To get more out of it, you have to think each species of bird has its own aesthetic sense—its own sense of beauty that needs expression and that the function of the song does not totally cover. That got me thinking that evolution really isn’t survival of the fittest, when it comes to these things, it is more like survival of the interesting, survival of the beautiful, survival of the weird, cool stuff that managed to evolve. And Darwin definitely he knew all about this. That is why he didn’t stop with Origin of the Species; he had to write The Descent of Man, which has two chapters on birds. He says they appreciate beauty, that they have natural aesthetic sense. Sexual selection is about evolving weird, cool stuff, he didn’t quite say it like that, but he understood it. Biology even 150 years later doesn’t like this, it seems too frivolous or too hard to quantify.

LA: Usually when you are talking about birds and beauty, it’s in terms of security rather than beauty. That the more elaborate males are the stronger ones, and the drabber ones are the weaker ones.

DR:
That is what the biologists want you to think. The handicap hypothesis, proposed by the Israeli biologist Amotz Zahavi, says that peacocks are carrying around this beautiful tail, and the point is that they are carrying around this heavy, useless thing but they are still strong enough for really important stuff. This is, I think, an attempt to go against Darwin and bring sexual selection into natural selection. And neglect the fact that evolution is just producing these weird things, not most of the time but the possibility is there, and for generations, if females peahens decide they like this weird, crazy thing, it’s not very useful it is just beautiful.

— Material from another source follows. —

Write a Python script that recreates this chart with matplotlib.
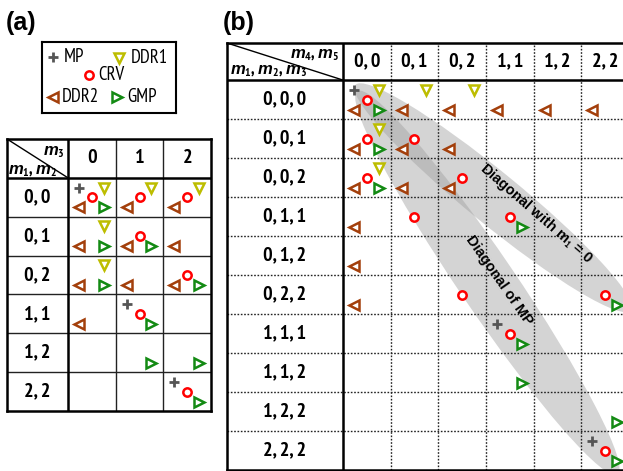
import numpy as np
import matplotlib
matplotlib.use('Agg')
import matplotlib.pyplot as plt
from matplotlib.patches import Ellipse
from matplotlib.transforms import Affine2D
from matplotlib import font_manager

names = {f.name for f in font_manager.fontManager.ttflist}
NARROW = 'PT Sans Narrow' if 'PT Sans Narrow' in names else 'Liberation Sans'
plt.rcParams['font.family'] = [NARROW, 'DejaVu Sans']
plt.rcParams['mathtext.fontset'] = 'custom'
plt.rcParams['mathtext.rm'] = NARROW + ':bold'
plt.rcParams['mathtext.it'] = 'Liberation Sans:italic:bold'
plt.rcParams['mathtext.bf'] = NARROW + ':bold'

# ---- panel (a): rows (m1, m2), columns m3 ----
a_rows = ['0, 0', '0, 1', '0, 2', '1, 1', '1, 2', '2, 2']
a_cols = ['0', '1', '2']
# (row, col) cells where each method finds a solution
a_mp = [(0, 0), (3, 1), (5, 2)]
a_ddr1 = [(0, 0), (0, 1), (0, 2), (1, 0), (2, 0)]
a_crv = [(0, 0), (0, 1), (0, 2), (1, 1), (2, 2), (3, 1), (5, 2)]
a_ddr2 = [(0, 0), (0, 1), (0, 2), (1, 0), (1, 1), (1, 2), (2, 0), (2, 1), (2, 2), (3, 0)]
a_gmp = [(0, 0), (1, 0), (1, 1), (2, 0), (2, 2), (3, 1), (4, 1), (4, 2), (5, 2)]

# ---- panel (b): rows (m1, m2, m3), columns (m4, m5) ----
b_rows = ['0, 0, 0', '0, 0, 1', '0, 0, 2', '0, 1, 1', '0, 1, 2',
          '0, 2, 2', '1, 1, 1', '1, 1, 2', '1, 2, 2', '2, 2, 2']
b_cols = ['0, 0', '0, 1', '0, 2', '1, 1', '1, 2', '2, 2']
b_mp = [(0, 0), (6, 3), (9, 5)]
b_ddr1 = [(0, 0), (0, 1), (0, 2), (1, 0), (2, 0)]
b_crv = [(0, 0), (1, 0), (1, 1), (2, 0), (2, 2), (3, 1), (3, 3), (5, 2), (5, 5), (6, 3), (9, 5)]
b_ddr2 = [(0, 0), (0, 1), (0, 2), (0, 3), (0, 4), (0, 5), (1, 0), (1, 1), (1, 2),
          (2, 0), (2, 1), (2, 2), (3, 0), (4, 0), (5, 0)]
b_gmp = [(0, 0), (1, 0), (2, 0), (3, 3), (5, 5), (6, 3), (7, 3), (8, 5), (9, 5)]

methods = ['MP', 'DDR1', 'CRV', 'DDR2', 'GMP']
style = {
    'MP':   dict(marker='+', mec='#555555', ms=7, mew=2.0),
    'DDR1': dict(marker='v', mec='#bdbd00', ms=6.5, mew=1.8),
    'CRV':  dict(marker='o', mec='#ff0000', ms=6, mew=1.8),
    'DDR2': dict(marker='<', mec='#a33f0b', ms=6.5, mew=1.8),
    'GMP':  dict(marker='>', mec='#138a13', ms=6.5, mew=1.8),
}
# where each method sits inside a cell
spot = {'MP': (0.23, 0.25), 'DDR1': (0.75, 0.25), 'CRV': (0.5, 0.5),
        'DDR2': (0.23, 0.76), 'GMP': (0.75, 0.76)}

W, H = 623, 471
fig = plt.figure(figsize=(W / 100, H / 100), dpi=100)


def px_axes(x0, y0, x1, y1):
    return fig.add_axes([x0 / W, 1 - y1 / H, (x1 - x0) / W, (y1 - y0) / H])


def marks(ax, cells):
    for m in methods:
        rc = np.array(cells[m])
        dx, dy = spot[m]
        ax.plot(rc[:, 1] + dx, rc[:, 0] + dy, ls='none', mfc='white', zorder=5, **style[m])


def table(ax, rows, cols, hw, hh, inner):
    ax.set_xlim(-hw, len(cols))
    ax.set_ylim(len(rows), -hh)
    ax.set_xticks([])
    ax.set_yticks([])
    for s in ax.spines.values():
        s.set_linewidth(1.8)
    for r in range(1, len(rows)):
        ax.axhline(r, color='#222222', zorder=2, **inner)
    for c in range(1, len(cols)):
        ax.axvline(c, color='#222222', zorder=2, **inner)
    ax.axhline(0, color='black', lw=1.8, zorder=3)
    ax.axvline(0, color='black', lw=1.8, zorder=3)
    ax.plot([-hw, 0], [-hh, 0], color='black', lw=1, zorder=3)
    for i, lab in enumerate(rows):
        ax.text(-hw / 2, i + 0.5, lab, ha='center', va='center', fontsize=14.5, weight='bold')
    for j, lab in enumerate(cols):
        ax.text(j + 0.5, -hh / 2, lab, ha='center', va='center', fontsize=14.5, weight='bold')


# ---------- (a) ----------
axa = px_axes(7, 139, 211, 411)
table(axa, a_rows, a_cols, 1.28, 1.0, dict(lw=1.0))
axa.text(-0.07, -0.66, r'$m_3$', ha='right', va='center', fontsize=12)
axa.text(-1.25, -0.18, r'$m_1$, $m_2$', ha='left', va='center', fontsize=12, weight='bold')
marks(axa, dict(MP=a_mp, DDR1=a_ddr1, CRV=a_crv, DDR2=a_ddr2, GMP=a_gmp))

# legend box
axl = px_axes(42, 42, 176, 113)
axl.set_xlim(0, 134)
axl.set_ylim(71, 0)
axl.set_xticks([])
axl.set_yticks([])
for s in axl.spines.values():
    s.set_linewidth(1.5)
key_slots = {'MP': (11, 15, 22), 'DDR1': (77, 16, 89), 'CRV': (47, 33, 56),
             'DDR2': (11, 55, 20), 'GMP': (75, 55, 85)}
for m in methods:
    kx, ky, tx = key_slots[m]
    axl.plot([kx], [ky], ls='none', mfc='white', **style[m])
    axl.text(tx, ky, m, ha='left', va='center', fontsize=13.5)

fig.text(6 / W, 1 - 23 / H, '(a)', ha='left', va='center', fontsize=18,
         weight='bold', family='Liberation Sans')

# ---------- (b) ----------
axb = px_axes(227, 43, 629, 470)
table(axb, b_rows, b_cols, 2.43, 0.95, dict(lw=1.0, ls=(0, (1.2, 1.2))))
axb.text(-0.08, -0.64, r'$m_4$, $m_5$', ha='right', va='center', fontsize=12, weight='bold')
axb.text(-2.36, -0.23, r'$m_1$, $m_2$, $m_3$', ha='left', va='center', fontsize=12, weight='bold')
marks(axb, dict(MP=b_mp, DDR1=b_ddr1, CRV=b_crv, DDR2=b_ddr2, GMP=b_gmp))

# shaded bands along the two diagonals, built in pixel-like units
CW, CH = 286 / 6, 39.0


def band(ax, p0, p1, pad0, pad1, width, shift=0.0):
    x0, y0 = p0[0] * CW, p0[1] * CH
    x1, y1 = p1[0] * CW, p1[1] * CH
    L = np.hypot(x1 - x0, y1 - y0)
    ux, uy = (x1 - x0) / L, (y1 - y0) / L
    mid = (L + pad1 - pad0) / 2
    cx = x0 + ux * mid + uy * shift
    cy = y0 + uy * mid - ux * shift
    e = Ellipse((cx, cy), L + pad0 + pad1, width, angle=np.degrees(np.arctan2(uy, ux)),
                facecolor='#a0a0a0', alpha=0.45, edgecolor='none', zorder=1,
                transform=Affine2D().scale(1 / CW, 1 / CH) + ax.transData)
    ax.add_patch(e)


# m1 = 0 diagonal: CRV in (0,0,0)/(0,0) to (0,2,2)/(2,2)
band(axb, (0 + spot['CRV'][0], 0 + spot['CRV'][1]), (5 + spot['CRV'][0], 5 + spot['CRV'][1]),
     18, 30, 52, shift=4)
# MP diagonal: (0,0,0)/(0,0) to (2,2,2)/(2,2)
band(axb, (0 + spot['MP'][0], 0 + spot['MP'][1]), (5 + spot['MP'][0], 9 + spot['MP'][1]),
     -3, 42, 56, shift=2)

axb.text(4.05, 3.42, r'Diagonal with m$_1$ = 0', ha='center', va='center', rotation=-41,
         rotation_mode='anchor', fontsize=10.5, weight='bold', family='Liberation Sans', zorder=6)
axb.text(3.27, 5.13, 'Diagonal of MP', ha='center', va='center', rotation=-55,
         rotation_mode='anchor', fontsize=10.5, weight='bold', family='Liberation Sans', zorder=6)

fig.text(223 / W, 1 - 23 / H, '(b)', ha='left', va='center', fontsize=18,
         weight='bold', family='Liberation Sans')

fig.savefig('out.png', dpi=100)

LA: And fashion is about illusion. When you see somebody wearing something really gorgeous and probably super-heavy and encrusted with stuff, you don’t think, “Wow, that must be heavy to drag around,” but “Wow, how lovely, what an illusion of lightness and reflection.”

DR: We have to admit that important parts of life are not efficient or engineered to work out. If you wound back evolution, you wouldn’t end up with the same things we have now. This isn’t the world we had to get—it is just some weird possibilities that happened to catch on.